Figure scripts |
%%

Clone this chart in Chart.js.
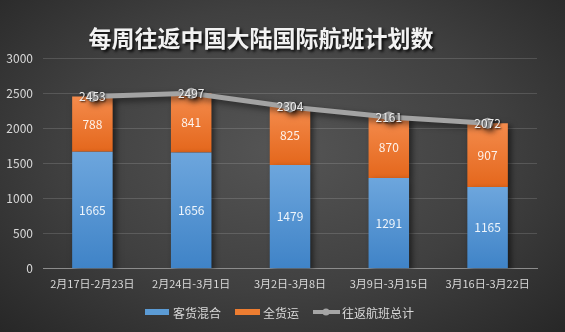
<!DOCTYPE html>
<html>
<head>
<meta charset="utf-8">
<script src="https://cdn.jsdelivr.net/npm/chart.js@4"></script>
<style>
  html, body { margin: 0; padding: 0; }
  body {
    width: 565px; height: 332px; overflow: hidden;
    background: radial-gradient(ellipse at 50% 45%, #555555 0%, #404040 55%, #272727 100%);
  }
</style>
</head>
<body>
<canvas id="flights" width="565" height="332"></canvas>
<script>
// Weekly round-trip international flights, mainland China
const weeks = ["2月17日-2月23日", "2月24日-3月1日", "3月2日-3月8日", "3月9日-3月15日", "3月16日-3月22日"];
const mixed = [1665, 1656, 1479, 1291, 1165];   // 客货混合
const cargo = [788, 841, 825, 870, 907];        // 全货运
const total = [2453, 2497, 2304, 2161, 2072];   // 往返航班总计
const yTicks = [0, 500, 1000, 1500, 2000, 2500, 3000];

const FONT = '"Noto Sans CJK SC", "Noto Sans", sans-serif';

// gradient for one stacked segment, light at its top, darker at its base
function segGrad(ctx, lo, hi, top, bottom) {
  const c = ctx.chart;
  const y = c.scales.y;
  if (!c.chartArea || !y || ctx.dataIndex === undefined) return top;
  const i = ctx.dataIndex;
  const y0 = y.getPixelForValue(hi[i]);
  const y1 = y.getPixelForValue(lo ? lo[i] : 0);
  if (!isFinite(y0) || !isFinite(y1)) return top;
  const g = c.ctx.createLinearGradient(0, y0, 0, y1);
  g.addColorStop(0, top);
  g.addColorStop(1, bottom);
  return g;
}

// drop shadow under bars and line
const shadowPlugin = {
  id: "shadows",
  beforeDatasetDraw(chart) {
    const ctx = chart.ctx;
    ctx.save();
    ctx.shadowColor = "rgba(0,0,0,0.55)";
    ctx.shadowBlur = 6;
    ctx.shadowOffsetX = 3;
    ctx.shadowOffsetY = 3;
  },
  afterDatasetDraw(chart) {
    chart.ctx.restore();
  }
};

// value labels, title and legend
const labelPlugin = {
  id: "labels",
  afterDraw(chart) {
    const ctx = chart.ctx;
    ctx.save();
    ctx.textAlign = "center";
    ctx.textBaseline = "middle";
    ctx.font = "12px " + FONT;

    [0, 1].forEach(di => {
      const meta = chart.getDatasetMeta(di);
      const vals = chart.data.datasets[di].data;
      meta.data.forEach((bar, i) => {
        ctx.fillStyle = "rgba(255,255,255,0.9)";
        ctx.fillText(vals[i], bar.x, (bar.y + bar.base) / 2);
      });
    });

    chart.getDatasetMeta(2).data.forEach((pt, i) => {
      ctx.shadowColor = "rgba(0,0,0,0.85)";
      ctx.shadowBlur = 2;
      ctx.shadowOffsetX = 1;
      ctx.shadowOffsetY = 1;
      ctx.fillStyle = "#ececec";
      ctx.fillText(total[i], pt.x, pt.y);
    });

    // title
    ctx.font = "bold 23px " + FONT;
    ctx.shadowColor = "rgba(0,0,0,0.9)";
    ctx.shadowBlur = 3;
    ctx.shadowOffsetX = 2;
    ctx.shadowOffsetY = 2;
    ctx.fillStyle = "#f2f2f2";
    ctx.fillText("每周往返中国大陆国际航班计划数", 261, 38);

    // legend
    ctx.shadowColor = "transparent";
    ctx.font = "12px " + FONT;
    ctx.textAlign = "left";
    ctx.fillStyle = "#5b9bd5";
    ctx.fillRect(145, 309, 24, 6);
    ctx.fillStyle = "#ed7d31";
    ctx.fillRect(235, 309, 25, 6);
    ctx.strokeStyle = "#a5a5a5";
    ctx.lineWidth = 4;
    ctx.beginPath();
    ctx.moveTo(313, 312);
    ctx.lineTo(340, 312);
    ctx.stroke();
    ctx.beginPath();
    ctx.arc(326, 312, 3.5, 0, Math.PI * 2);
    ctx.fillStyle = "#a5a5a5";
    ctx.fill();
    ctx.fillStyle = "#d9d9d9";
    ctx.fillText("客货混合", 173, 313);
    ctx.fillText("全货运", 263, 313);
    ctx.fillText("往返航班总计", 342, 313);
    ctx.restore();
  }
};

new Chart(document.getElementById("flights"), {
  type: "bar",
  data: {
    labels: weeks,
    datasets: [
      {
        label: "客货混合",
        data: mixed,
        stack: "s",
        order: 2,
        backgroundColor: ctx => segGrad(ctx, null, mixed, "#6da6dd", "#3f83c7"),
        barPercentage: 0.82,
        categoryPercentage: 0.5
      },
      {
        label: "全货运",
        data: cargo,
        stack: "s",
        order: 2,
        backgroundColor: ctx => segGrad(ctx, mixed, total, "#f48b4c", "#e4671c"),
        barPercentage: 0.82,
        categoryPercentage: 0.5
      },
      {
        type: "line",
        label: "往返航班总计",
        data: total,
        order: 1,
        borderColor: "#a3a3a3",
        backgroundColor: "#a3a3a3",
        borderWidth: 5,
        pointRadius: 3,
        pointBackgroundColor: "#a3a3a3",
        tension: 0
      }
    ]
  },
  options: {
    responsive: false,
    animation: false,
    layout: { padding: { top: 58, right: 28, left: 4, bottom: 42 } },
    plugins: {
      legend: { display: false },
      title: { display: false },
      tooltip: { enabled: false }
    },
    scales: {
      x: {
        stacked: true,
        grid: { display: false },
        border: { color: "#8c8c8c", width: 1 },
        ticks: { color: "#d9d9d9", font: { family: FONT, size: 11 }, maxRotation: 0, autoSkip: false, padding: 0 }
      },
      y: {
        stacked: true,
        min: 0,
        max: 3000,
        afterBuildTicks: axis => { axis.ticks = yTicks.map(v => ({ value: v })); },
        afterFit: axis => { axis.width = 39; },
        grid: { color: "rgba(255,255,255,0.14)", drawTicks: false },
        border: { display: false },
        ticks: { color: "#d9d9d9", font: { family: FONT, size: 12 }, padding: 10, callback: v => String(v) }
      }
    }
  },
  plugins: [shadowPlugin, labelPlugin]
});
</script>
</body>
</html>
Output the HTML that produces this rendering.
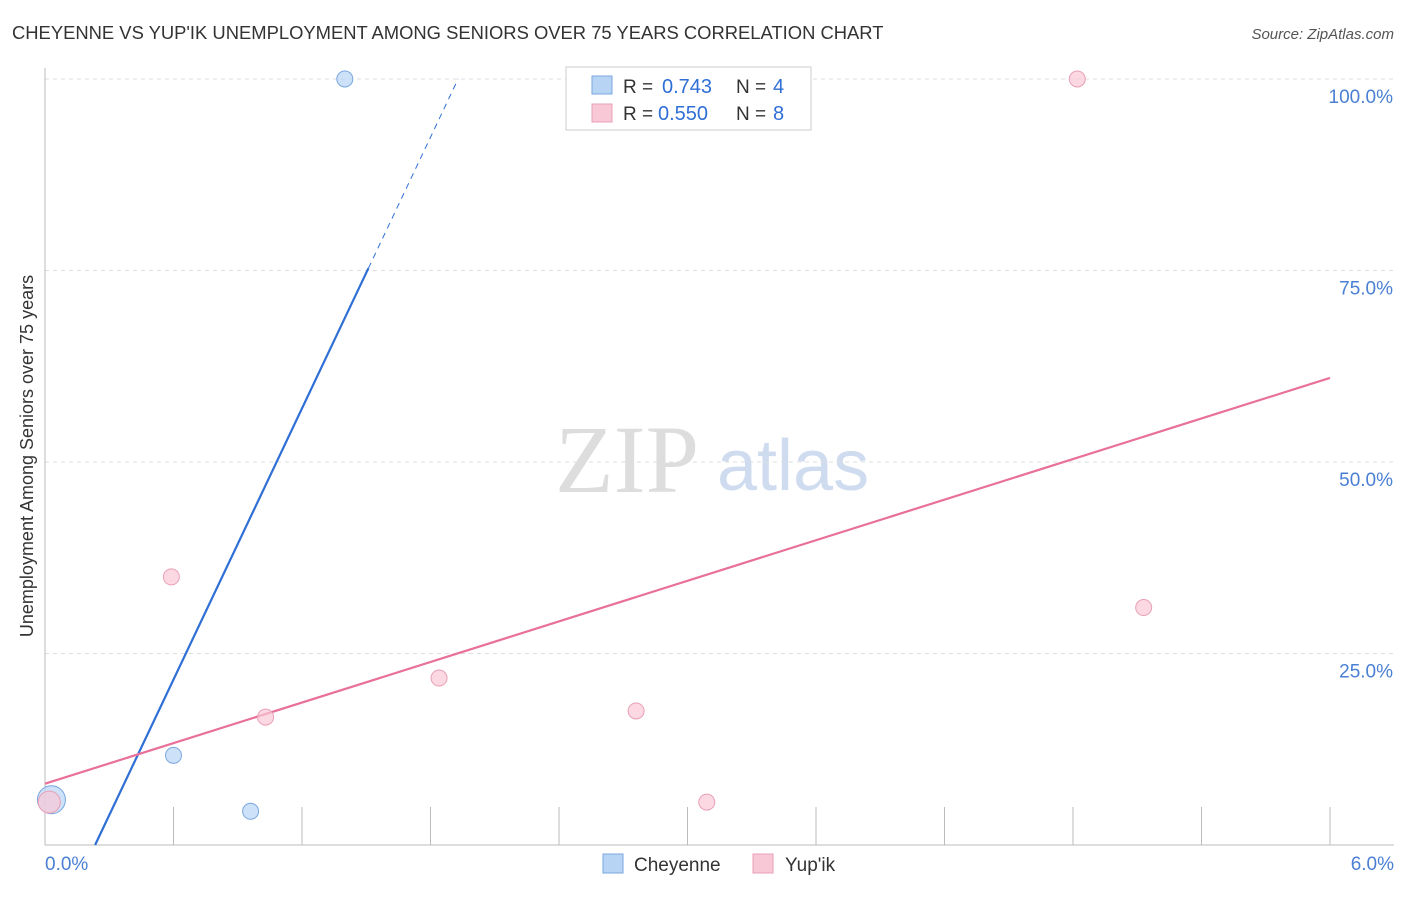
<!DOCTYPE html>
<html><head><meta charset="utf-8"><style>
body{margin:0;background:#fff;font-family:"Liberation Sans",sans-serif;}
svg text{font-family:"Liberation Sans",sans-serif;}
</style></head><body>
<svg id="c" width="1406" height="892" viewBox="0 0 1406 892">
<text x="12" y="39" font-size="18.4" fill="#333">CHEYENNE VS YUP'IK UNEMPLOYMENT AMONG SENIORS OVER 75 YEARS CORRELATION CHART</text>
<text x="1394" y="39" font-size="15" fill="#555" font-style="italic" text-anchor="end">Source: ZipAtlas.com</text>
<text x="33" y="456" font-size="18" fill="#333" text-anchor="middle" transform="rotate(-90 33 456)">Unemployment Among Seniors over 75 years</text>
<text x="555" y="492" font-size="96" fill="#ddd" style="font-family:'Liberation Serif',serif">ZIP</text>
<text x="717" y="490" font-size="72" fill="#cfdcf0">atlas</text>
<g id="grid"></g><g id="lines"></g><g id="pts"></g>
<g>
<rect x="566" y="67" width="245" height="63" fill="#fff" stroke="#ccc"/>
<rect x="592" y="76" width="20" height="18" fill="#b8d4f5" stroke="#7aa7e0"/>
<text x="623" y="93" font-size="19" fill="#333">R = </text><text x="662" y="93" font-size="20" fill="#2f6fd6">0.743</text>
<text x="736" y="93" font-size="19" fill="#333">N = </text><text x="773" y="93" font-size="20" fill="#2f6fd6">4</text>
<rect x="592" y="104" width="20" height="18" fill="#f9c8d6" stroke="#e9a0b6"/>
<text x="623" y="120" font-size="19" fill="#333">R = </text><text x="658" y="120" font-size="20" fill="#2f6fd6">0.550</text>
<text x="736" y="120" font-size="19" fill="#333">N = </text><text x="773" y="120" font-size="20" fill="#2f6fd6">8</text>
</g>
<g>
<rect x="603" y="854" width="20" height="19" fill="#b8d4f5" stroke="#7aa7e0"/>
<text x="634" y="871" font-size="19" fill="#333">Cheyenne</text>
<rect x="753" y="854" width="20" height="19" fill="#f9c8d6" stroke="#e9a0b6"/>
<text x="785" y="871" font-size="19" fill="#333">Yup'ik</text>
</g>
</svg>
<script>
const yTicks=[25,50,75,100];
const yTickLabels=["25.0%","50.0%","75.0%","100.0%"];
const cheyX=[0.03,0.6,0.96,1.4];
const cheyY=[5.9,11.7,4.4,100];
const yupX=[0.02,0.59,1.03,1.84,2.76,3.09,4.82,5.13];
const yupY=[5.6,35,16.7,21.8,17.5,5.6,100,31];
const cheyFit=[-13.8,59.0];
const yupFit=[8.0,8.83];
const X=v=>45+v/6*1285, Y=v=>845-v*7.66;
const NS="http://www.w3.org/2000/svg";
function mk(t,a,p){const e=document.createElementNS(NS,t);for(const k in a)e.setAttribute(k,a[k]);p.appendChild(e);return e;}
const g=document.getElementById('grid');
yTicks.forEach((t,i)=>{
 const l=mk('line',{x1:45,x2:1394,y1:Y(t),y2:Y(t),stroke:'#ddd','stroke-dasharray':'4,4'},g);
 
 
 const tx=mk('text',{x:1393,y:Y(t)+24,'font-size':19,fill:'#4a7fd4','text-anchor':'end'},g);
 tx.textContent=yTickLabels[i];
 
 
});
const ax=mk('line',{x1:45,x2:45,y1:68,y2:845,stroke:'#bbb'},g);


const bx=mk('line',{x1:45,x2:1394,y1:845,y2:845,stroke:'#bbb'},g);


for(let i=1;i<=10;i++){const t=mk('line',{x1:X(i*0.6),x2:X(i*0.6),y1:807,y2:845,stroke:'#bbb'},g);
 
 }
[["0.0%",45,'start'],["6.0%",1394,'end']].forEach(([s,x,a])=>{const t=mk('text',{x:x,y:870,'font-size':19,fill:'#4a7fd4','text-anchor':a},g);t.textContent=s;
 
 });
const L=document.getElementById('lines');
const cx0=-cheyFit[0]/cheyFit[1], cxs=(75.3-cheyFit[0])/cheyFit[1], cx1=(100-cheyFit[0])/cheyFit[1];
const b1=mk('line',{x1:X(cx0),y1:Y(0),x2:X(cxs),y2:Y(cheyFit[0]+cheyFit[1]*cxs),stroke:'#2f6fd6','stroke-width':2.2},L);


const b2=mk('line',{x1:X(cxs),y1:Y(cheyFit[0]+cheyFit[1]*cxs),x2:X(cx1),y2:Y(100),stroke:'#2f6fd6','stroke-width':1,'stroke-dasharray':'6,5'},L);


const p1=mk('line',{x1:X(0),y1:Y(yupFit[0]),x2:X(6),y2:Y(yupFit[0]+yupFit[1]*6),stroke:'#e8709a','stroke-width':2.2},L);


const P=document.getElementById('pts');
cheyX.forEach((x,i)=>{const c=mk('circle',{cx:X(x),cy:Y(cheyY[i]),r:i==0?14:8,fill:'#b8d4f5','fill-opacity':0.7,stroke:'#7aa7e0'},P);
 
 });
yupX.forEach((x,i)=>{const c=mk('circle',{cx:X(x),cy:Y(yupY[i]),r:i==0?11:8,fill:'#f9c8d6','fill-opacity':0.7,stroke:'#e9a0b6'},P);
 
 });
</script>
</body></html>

%%

GIVEN REQUEST |
Search the data for the string "this". List each line that has it.

TASK RESULT |
Clone this chart in Chart.js.
Output the HTML that produces this rendering.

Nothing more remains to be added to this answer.